At Christmas, my kids get to see their cousins from a couple of states away, which they always love. This past Christmas, my eleven year old nephew, Jack, brought a drone, which he proved very adept at flying.
We’d all watch – mesmerized – as he hovered it gently just above the floor or zoomed it across the living room, doing little flips along the way. It was obvious he had spent a lot of time with it because he had masterful control.
And then we opened presents and Daryl discovered that Jack’s family had bought him the exact same drone. Once gift opening was completed, the boys all headed outside to fly their drones.
It wasn’t long before they came back in.
Jack was excitedly telling his dad that Daryl had pressed the auto-land button but instead, the drone had shot up into the air, over the trees, and disappeared.
“It wouldn’t have done that if he had pressed the auto-land button,” my brother countered.
“But that’s what happened!” the boys all insisted. They headed out to the creek near my mom’s house and searched for the drone. At our suggestion, they went door-to-door at the neighbors’ houses, asking if they could search their backyards.
They only searched one backyard – no one else was home. My mom and I made a flyer and forced Daryl to go back to the neighbors and leave flyers and ask everyone to keep an eye out for the missing drone.

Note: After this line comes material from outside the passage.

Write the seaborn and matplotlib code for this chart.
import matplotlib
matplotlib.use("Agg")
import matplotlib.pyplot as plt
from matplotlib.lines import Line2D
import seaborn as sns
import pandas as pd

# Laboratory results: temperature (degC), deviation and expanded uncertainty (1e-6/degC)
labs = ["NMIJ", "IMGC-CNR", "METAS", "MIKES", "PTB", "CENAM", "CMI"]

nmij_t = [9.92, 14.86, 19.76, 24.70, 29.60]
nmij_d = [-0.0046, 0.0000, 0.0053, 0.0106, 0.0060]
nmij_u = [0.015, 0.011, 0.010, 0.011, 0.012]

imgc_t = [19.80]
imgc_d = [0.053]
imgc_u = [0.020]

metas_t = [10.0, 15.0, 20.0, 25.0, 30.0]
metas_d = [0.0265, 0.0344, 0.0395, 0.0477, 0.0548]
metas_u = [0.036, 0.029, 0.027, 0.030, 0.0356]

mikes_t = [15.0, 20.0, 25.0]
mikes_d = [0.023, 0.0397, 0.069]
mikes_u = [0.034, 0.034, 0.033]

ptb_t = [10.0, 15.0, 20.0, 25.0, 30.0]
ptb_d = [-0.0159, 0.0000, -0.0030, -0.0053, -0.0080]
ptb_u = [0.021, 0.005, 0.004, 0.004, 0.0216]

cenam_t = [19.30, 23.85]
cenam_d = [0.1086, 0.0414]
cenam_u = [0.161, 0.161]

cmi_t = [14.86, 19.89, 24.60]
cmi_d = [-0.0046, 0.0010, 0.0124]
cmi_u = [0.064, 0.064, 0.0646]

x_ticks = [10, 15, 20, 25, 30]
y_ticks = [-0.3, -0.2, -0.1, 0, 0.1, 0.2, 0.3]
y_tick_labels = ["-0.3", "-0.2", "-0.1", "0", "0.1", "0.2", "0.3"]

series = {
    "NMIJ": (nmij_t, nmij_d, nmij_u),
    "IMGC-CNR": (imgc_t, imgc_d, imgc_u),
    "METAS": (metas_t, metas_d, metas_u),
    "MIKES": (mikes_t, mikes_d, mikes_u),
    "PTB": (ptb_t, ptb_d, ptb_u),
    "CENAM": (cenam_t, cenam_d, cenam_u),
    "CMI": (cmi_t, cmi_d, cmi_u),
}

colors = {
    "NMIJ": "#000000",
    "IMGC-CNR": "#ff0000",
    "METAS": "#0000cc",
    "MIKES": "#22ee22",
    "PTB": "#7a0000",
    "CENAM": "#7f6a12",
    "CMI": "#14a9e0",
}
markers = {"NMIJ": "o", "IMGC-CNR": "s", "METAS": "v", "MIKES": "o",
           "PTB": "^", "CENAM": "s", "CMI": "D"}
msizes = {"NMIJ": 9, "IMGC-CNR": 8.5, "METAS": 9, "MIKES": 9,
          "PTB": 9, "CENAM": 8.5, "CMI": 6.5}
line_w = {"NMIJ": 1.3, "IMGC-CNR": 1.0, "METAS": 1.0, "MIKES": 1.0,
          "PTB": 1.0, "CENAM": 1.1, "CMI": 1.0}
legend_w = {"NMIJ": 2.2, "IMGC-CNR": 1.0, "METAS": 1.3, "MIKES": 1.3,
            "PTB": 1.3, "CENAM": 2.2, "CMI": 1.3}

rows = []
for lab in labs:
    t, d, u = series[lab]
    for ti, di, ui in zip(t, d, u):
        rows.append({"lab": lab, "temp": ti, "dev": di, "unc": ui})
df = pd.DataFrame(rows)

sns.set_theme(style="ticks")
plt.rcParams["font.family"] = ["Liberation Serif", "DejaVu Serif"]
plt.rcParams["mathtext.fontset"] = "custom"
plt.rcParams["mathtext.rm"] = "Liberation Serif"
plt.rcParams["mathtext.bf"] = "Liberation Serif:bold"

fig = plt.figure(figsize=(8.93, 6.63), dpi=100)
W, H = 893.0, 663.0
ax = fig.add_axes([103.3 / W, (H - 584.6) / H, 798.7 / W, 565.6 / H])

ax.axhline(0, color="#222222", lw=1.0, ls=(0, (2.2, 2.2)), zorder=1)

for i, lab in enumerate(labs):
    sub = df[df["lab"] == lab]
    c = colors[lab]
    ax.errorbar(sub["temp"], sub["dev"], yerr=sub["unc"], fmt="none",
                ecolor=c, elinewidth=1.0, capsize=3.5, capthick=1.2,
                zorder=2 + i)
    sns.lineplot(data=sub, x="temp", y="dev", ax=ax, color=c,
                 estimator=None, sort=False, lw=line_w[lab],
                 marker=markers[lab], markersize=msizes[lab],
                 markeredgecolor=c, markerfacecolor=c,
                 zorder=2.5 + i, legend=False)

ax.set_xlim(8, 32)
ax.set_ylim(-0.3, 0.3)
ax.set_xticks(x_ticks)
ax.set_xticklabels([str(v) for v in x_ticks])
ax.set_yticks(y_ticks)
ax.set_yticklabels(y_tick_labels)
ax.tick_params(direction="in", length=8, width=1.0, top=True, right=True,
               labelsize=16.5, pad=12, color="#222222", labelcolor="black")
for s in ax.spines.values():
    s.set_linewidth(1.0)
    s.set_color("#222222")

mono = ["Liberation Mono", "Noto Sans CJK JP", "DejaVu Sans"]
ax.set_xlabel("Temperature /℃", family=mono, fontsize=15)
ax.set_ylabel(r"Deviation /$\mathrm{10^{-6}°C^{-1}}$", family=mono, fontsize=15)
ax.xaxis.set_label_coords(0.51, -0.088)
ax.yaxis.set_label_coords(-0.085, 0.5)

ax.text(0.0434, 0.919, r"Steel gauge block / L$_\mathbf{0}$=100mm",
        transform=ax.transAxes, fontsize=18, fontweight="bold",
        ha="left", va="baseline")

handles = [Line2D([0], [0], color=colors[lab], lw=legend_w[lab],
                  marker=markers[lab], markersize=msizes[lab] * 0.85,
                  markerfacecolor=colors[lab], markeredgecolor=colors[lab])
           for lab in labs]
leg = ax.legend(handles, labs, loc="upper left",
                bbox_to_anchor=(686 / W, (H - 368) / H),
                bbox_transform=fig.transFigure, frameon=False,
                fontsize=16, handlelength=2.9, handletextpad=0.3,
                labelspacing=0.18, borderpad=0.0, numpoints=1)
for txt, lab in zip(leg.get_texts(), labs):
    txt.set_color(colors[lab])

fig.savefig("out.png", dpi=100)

The adults are all fairly certain that Daryl flew the drone too high and then, instead of pushing the auto-land button as he intended, pushed the auto-take-off button, which rocketed the drone outside of his radio control and into a large gust of wind.
The drone is gone. Fastest end to a Christmas present ever.

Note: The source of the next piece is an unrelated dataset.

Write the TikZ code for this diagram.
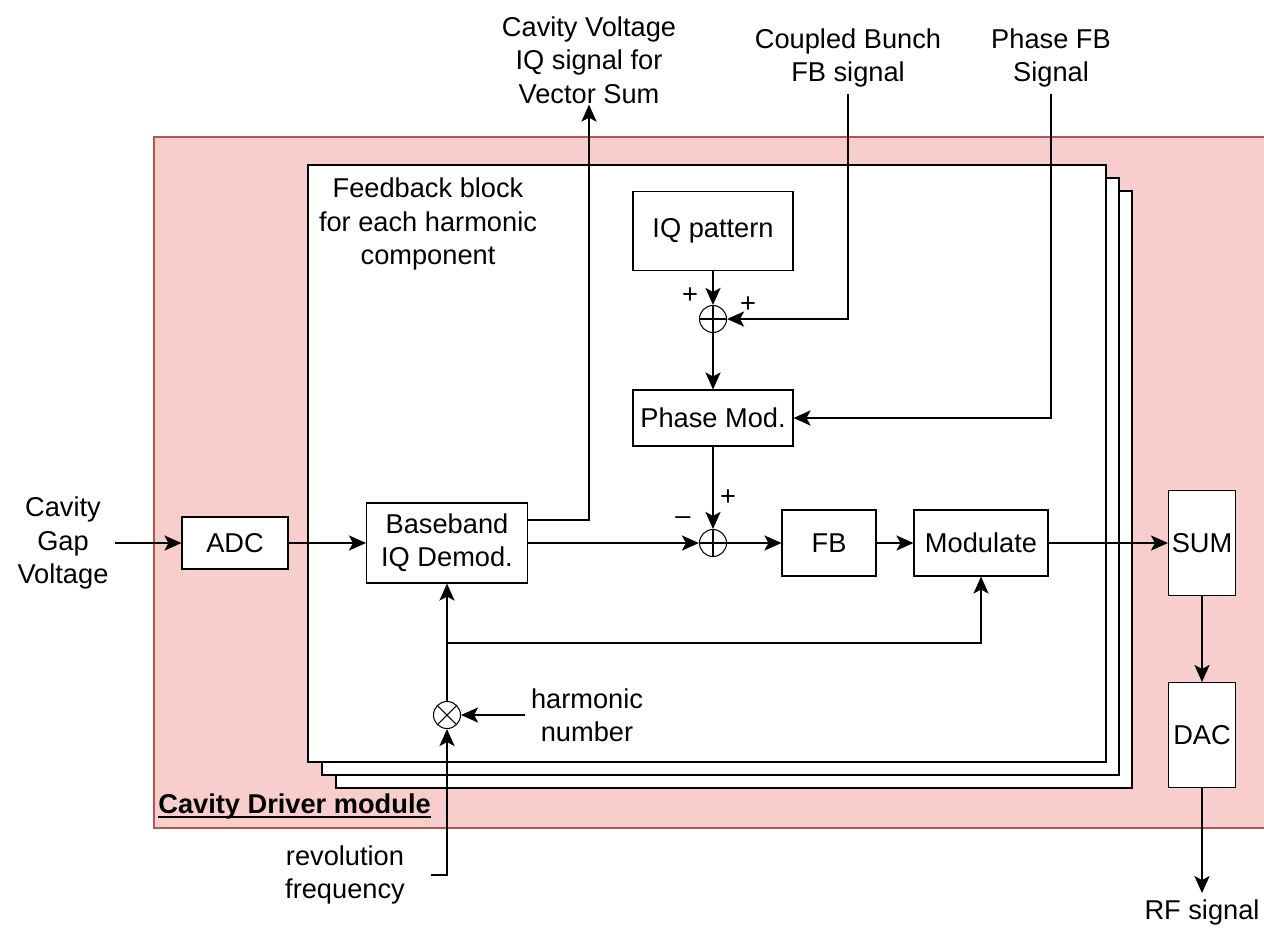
\documentclass[tikz,border=0pt]{standalone}
\usepackage{fontspec}
\setmainfont{Liberation Sans}
\usetikzlibrary{arrows.meta}
\definecolor{modfill}{HTML}{F8CECC}
\definecolor{modline}{HTML}{B85450}

\begin{document}
\begin{tikzpicture}[x=0.02cm,y=-0.02cm,
  every node/.style={font=\fontsize{15.5}{19}\selectfont},
  blk/.style={draw,fill=white,line width=0.6pt,inner sep=0pt,align=center},
  junc/.style={circle,draw,fill=white,minimum size=0.54cm,inner sep=0pt,line width=0.6pt},
  sumj/.style={junc,path picture={\draw[line width=0.6pt] (path picture bounding box.north) -- (path picture bounding box.south) (path picture bounding box.west) -- (path picture bounding box.east);}},
  mulj/.style={junc,path picture={\draw[line width=0.6pt] (path picture bounding box.north west) -- (path picture bounding box.south east) (path picture bounding box.north east) -- (path picture bounding box.south west);}},
  sig/.style={line width=1.45pt,-{Stealth[length=0.34cm,width=0.3cm,inset=0.08cm]}},
  lbl/.style={align=center}]
\useasboundingbox (0,0) rectangle (1264,927);

% Cavity driver module and stacked feedback blocks
\draw[modline,fill=modfill,line width=1pt] (154,137) rectangle (1290,828);
\draw[fill=white,line width=0.6pt] (336,191) rectangle (1132,788);
\draw[fill=white,line width=0.6pt] (322,178) rectangle (1119,775);
\draw[fill=white,line width=0.6pt] (308,165) rectangle (1106,762);
\node[anchor=west,inner sep=0pt,font=\fontsize{15.5}{19}\selectfont\bfseries] (title) at (158,806) {Cavity Driver module};
\draw[line width=1.3pt] ([yshift=-2.2pt]title.base west) -- ([yshift=-2.2pt]title.base east);
\node[lbl] (fbtxt) at (428,224) {Feedback block\\for each harmonic\\component};

% Blocks
\node[blk,minimum width=2.12cm,minimum height=1.04cm] (adc) at (235,543) {ADC};
\node[blk,minimum width=3.22cm,minimum height=1.6cm] (demod) at (447,543) {Baseband\\IQ Demod.};
\node[blk,minimum width=3.2cm,minimum height=1.58cm] (iqpat) at (713,231) {IQ pattern};
\node[blk,minimum width=3.2cm,minimum height=1.12cm] (phmod) at (713,418) {Phase Mod.};
\node[blk,minimum width=1.88cm,minimum height=1.32cm] (fb) at (829,543) {FB};
\node[blk,minimum width=2.68cm,minimum height=1.32cm] (modul) at (981,543) {Modulate};
\node[blk,minimum width=1.34cm,minimum height=2.1cm] (sumb) at (1202,543) {SUM};
\node[blk,minimum width=1.34cm,minimum height=2.1cm] (dac) at (1202,735) {DAC};

% Junctions
\node[sumj] (s1) at (713,319) {};
\node[sumj] (s2) at (713,543) {};
\node[mulj] (mix) at (447,715) {};
\node (p1) at (690,296) {+};
\node (p2) at (748,305) {+};
\node (p3) at (728,498) {+};
\node (m1) at (683,521) {--};

% Outside signals
\node[lbl] (gap) at (63,543) {Cavity\\Gap\\Voltage};
\node[lbl] (vsum) at (589,60) {Cavity Voltage\\IQ signal for\\Vector Sum};
\node[lbl] (cbfb) at (848,58) {Coupled Bunch\\FB signal};
\node[lbl] (phfb) at (1051,58) {Phase FB\\Signal};
\node[lbl] (harm) at (587,715) {harmonic\\number};
\node[lbl] (rev) at (345,875) {revolution\\frequency};
\node (rf) at (1202,912) {RF signal};
\coordinate (split) at (447,643);

% Connections
\draw[sig] (gap.east) -- (adc);
\draw[sig] (adc) -- (demod);
\draw[sig] ([yshift=0.46cm]demod.east) -| ([yshift=0.1cm]vsum.south);
\draw[sig] (demod) -- (s2);
\draw[sig] (iqpat) -- (s1);
\draw[sig] (cbfb.south) |- (s1.east);
\draw[sig] (s1) -- (phmod);
\draw[sig] (phfb.south) |- (phmod.east);
\draw[sig] (phmod) -- (s2);
\draw[sig] (s2) -- (fb);
\draw[sig] (fb) -- (modul);
\draw[sig] (modul) -- (sumb);
\draw[sig] (sumb) -- (dac);
\draw[sig] (dac) -- (rf.north);
\draw[sig] ([xshift=0.4cm]rev.east) -| (mix.south);
\draw[sig] (harm.west) -- (mix);
\draw[sig] (mix) -- (demod);
\draw[sig] (split) -| (modul.south);
\end{tikzpicture}
\end{document}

The incident reminded me significantly of my husband’s remote control airplane he bought back when we were in our early college days. He bought the large balsa-wood plane, replacement propellers, extra av gas, and a whole host of other accessories because, and I quote, “I’m going to be flying this thing a lot. I’ve always wanted to do this.”

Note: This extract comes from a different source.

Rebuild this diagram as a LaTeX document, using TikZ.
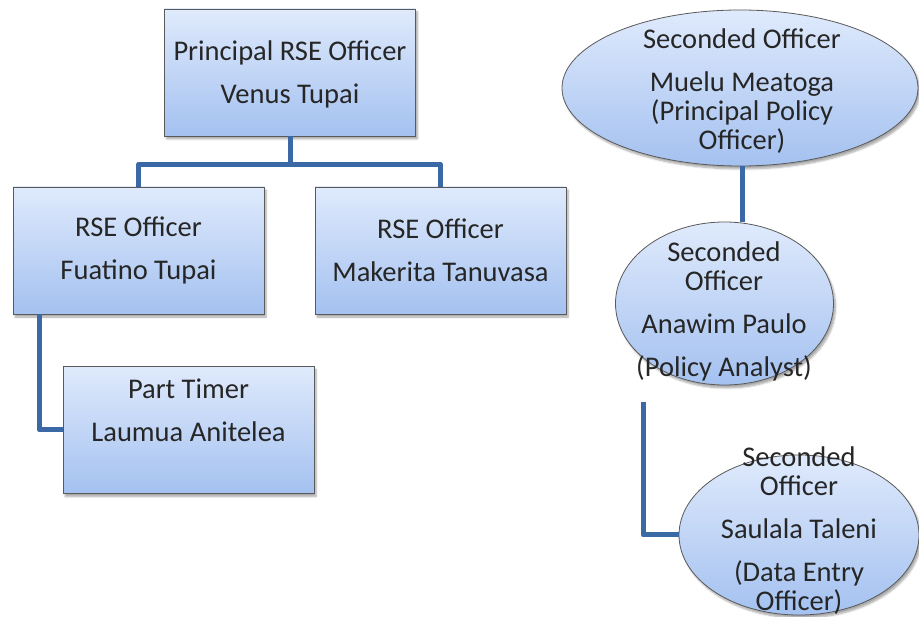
\documentclass[tikz,border=0pt]{standalone}
\usepackage{fontspec}
\setmainfont{Carlito}
\usetikzlibrary{shapes.geometric,shadows.blur}
\definecolor{fillTop}{HTML}{DFEAFC}
\definecolor{fillBot}{HTML}{A4C1F0}
\definecolor{edgeGray}{HTML}{5A5A5A}
\definecolor{linkBlue}{HTML}{3A69A6}
\definecolor{txtGray}{HTML}{262626}
\tikzset{
  orgshade/.style={top color=fillTop, bottom color=fillBot, draw=edgeGray, line width=0.8pt,
    blur shadow={shadow xshift=2pt, shadow yshift=-3pt, shadow blur steps=6, shadow opacity=35}},
  orgbox/.style={orgshade, rectangle, minimum width=251pt, minimum height=127pt, inner sep=0pt},
  orgoval/.style={orgshade, ellipse, inner sep=0pt},
  label txt/.style={font=\fontsize{28.5}{29}\selectfont, text=txtGray, align=center, inner sep=0pt},
  link/.style={draw=linkBlue, line width=5pt, line join=round},
}
\begin{document}
\begin{tikzpicture}[x=1pt,y=-1pt]
\useasboundingbox (0,0) rectangle (919,617);

% left-hand unit: rectangles
\node[orgbox] (top) at (290,72.5) {};
\node[orgbox] (rseA) at (138.5,250.5) {};
\node[orgbox] (rseB) at (440.5,250.5) {};
\node[orgbox] (part) at (188.5,430) {};

% right-hand unit: ovals
\node[orgoval, minimum width=356pt, minimum height=156pt] (sec1) at (740,88) {};
\node[orgoval, minimum width=218pt, minimum height=163pt] (sec2) at (724.5,303.5) {};
\node[orgoval, minimum width=240pt, minimum height=160pt] (sec3) at (799,535) {};

% connectors
\coordinate (j) at ([yshift=-28pt]top.south);
\draw[link] (top.south) -- (j);
\draw[link] (rseA.north) |- (j) -| (rseB.north);
\draw[link] ([xshift=27pt]rseA.south west) |- (part.west);
\draw[link] (742,0 |- sec1.south) -- (742,0 |- sec2.north);
\coordinate (c2) at (643,402);
\draw[link] (c2) |- (sec3.west);

% texts
\node[label txt] (topT) at (290,74) {Principal RSE Officer\\[14pt]Venus Tupai};
\node[label txt] (rseAT) at (138.5,250.5) {RSE Officer\\[14pt]Fuatino Tupai};
\node[label txt] (rseBT) at (440.5,250.5) {RSE Officer\\[14pt]Makerita Tanuvasa};
\node[label txt] (partT) at (188.5,410) {Part Timer\\[14pt]Laumua Anitelea};
\node[label txt] (sec1T) at (742,91) {Seconded Officer\\[14pt]Muelu Meatoga\\(Principal Policy\\Officer)};
\node[label txt] (sec2T) at (724,311) {Seconded\\Officer\\[14pt]Anawim Paulo\\[14pt](Policy Analyst)};
\node[label txt] (sec3T) at (799,531) {Seconded\\Officer\\[14pt]Saulala Taleni\\[14pt](Data Entry\\Officer)};
\end{tikzpicture}
\end{document}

We took it to the local softball fields so he’d have plenty of room. First go at it, he ran it along the grass to pick up speed, then didn’t get enough lift and crashed it full speed into a fence. Propellers broken.
But we had replacement propellers! Yay! Some time with some tools and the plane was ready to go again. He’d learned from that attempt and this time got the plane into the air.
Almost immediately, something appeared to be wrong. The plane kept flying further and further away. I glanced nervously at my husband. Does he know what he’s doing? I thought.
“Honey?” I finally asked tentatively. “What’s wrong?”
“I can’t see the plane,” he said. This was nigh on 25 years ago, so I don’t remember all the details, but I think he might not have had his glasses on.
The plane eventually nosedived into, just like his son years later, a nearby creek. We were, in one small detail, more fortunate than our son in that we found the plane. The end result was the same, however. The plane was mangled beyond repair. It was no more.
Over the next five years, the expensive av gas was used to get the burn piles going (we lived out in the country) and the cost of the plane and its accessories sat on our credit card for years. And I used the tale to my benefit for a very long time. Any time I did something stupid and he teased me about it, I’d mention the plane and he’d get quiet.
Eventually, my list of stupid things got long enough or I finally did a stupid something that outstripped his in total cost that it stopped being propped up as an argument. I actually hadn’t thought about it in quite some time. Until our son repeated the experience.